Raw records.

/---

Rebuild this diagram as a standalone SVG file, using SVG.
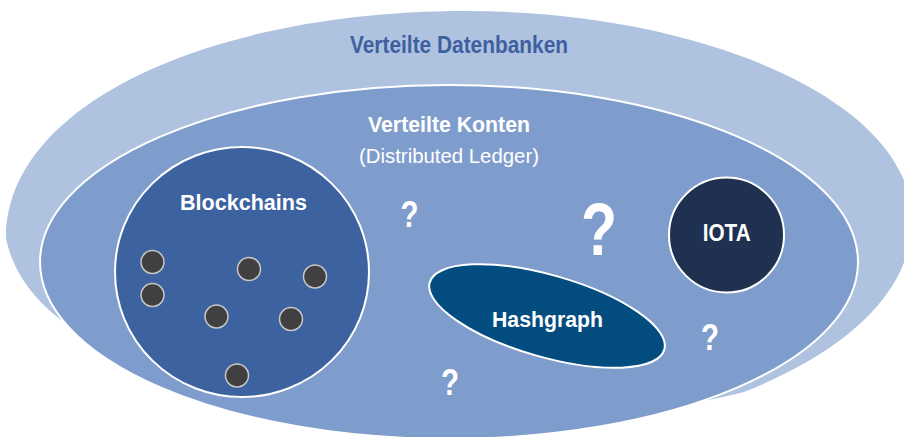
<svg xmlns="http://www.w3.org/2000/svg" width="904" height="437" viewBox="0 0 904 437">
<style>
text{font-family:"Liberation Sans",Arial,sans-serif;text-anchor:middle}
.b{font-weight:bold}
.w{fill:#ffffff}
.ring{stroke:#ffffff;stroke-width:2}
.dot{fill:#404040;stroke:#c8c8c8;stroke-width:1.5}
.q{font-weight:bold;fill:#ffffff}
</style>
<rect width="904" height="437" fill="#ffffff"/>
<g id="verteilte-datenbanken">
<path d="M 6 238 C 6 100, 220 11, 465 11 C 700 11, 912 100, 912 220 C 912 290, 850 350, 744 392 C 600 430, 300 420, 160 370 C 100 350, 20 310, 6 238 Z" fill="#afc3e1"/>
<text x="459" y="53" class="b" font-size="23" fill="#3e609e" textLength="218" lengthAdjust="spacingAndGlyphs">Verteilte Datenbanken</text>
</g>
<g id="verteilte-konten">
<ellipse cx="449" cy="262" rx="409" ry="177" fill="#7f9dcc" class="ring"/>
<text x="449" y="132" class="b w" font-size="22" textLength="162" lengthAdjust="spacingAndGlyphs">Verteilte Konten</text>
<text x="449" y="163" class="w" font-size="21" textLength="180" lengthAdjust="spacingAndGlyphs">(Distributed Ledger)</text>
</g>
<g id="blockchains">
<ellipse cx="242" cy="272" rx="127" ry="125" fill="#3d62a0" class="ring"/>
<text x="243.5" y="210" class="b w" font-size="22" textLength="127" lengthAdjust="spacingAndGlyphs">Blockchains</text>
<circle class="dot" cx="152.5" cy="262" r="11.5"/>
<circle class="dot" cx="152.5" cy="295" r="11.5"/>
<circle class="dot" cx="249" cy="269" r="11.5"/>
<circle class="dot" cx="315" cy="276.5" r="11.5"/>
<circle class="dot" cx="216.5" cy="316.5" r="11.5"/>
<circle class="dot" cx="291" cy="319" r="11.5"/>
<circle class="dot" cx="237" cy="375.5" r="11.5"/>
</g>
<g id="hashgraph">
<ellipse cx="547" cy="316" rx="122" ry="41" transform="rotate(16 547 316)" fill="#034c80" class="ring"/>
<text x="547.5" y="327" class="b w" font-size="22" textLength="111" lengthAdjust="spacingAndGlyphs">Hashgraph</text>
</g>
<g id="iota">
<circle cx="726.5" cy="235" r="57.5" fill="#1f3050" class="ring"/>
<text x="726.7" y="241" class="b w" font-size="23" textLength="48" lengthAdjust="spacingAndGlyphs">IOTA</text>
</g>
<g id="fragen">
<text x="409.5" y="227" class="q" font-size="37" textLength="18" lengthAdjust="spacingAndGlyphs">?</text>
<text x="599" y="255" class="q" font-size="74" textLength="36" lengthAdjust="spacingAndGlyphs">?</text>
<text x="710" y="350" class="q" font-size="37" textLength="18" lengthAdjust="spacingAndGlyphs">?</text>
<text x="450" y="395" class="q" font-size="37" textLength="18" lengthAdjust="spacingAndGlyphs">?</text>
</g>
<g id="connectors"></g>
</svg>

\---
/---

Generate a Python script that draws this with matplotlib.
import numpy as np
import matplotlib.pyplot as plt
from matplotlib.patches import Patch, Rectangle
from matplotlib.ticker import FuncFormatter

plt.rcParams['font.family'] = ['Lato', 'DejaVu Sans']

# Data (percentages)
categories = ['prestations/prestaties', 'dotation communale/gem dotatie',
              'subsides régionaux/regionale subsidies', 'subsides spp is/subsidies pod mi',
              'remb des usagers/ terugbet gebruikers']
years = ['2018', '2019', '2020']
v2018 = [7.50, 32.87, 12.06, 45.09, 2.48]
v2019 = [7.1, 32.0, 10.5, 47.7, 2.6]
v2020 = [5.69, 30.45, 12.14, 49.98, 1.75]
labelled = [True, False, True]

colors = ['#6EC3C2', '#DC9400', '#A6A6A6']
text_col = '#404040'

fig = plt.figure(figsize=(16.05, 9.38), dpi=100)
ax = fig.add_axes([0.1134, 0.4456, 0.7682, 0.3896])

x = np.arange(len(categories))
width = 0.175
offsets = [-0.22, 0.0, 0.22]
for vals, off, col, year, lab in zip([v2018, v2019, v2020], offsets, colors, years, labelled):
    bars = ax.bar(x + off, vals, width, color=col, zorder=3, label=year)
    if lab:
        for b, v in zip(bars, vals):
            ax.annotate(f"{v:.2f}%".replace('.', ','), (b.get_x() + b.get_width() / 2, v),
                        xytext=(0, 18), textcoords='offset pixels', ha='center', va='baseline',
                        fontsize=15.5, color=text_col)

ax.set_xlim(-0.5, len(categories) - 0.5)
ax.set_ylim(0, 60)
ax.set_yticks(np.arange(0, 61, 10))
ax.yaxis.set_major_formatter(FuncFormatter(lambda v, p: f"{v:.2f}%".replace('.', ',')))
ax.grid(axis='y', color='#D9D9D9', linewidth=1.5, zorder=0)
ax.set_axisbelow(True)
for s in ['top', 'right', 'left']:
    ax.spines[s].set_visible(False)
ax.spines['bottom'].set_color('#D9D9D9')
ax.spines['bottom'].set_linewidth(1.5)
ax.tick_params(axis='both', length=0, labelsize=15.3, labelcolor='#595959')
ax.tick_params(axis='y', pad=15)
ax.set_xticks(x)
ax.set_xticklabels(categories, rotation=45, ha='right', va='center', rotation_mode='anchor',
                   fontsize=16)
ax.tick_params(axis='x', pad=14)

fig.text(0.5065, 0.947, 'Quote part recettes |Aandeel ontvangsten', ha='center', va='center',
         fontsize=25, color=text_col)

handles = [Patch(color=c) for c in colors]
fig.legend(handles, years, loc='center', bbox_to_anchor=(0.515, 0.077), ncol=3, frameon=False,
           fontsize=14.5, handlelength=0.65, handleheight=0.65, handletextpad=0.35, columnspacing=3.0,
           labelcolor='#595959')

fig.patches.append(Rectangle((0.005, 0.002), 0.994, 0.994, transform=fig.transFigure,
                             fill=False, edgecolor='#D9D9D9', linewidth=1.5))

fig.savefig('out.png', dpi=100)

\---
/---

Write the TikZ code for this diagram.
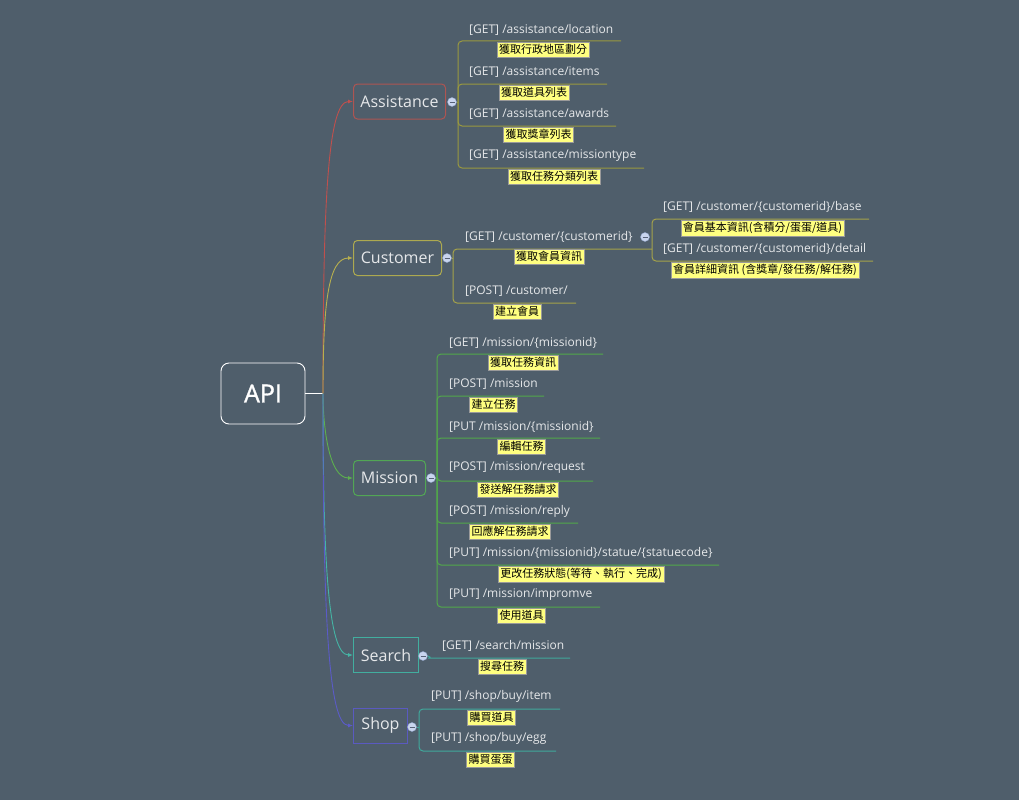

\---

Task brief. Begin with the line containing "Generate a Python" and end with the line containing "fontsize=15.5, color=text_col)"; repeat every line from start to finish exactly, and nothing outside them.

Complete output.
Generate a Python script that draws this with matplotlib.
import numpy as np
import matplotlib.pyplot as plt
from matplotlib.patches import Patch, Rectangle
from matplotlib.ticker import FuncFormatter

plt.rcParams['font.family'] = ['Lato', 'DejaVu Sans']

# Data (percentages)
categories = ['prestations/prestaties', 'dotation communale/gem dotatie',
              'subsides régionaux/regionale subsidies', 'subsides spp is/subsidies pod mi',
              'remb des usagers/ terugbet gebruikers']
years = ['2018', '2019', '2020']
v2018 = [7.50, 32.87, 12.06, 45.09, 2.48]
v2019 = [7.1, 32.0, 10.5, 47.7, 2.6]
v2020 = [5.69, 30.45, 12.14, 49.98, 1.75]
labelled = [True, False, True]

colors = ['#6EC3C2', '#DC9400', '#A6A6A6']
text_col = '#404040'

fig = plt.figure(figsize=(16.05, 9.38), dpi=100)
ax = fig.add_axes([0.1134, 0.4456, 0.7682, 0.3896])

x = np.arange(len(categories))
width = 0.175
offsets = [-0.22, 0.0, 0.22]
for vals, off, col, year, lab in zip([v2018, v2019, v2020], offsets, colors, years, labelled):
    bars = ax.bar(x + off, vals, width, color=col, zorder=3, label=year)
    if lab:
        for b, v in zip(bars, vals):
            ax.annotate(f"{v:.2f}%".replace('.', ','), (b.get_x() + b.get_width() / 2, v),
                        xytext=(0, 18), textcoords='offset pixels', ha='center', va='baseline',
                        fontsize=15.5, color=text_col)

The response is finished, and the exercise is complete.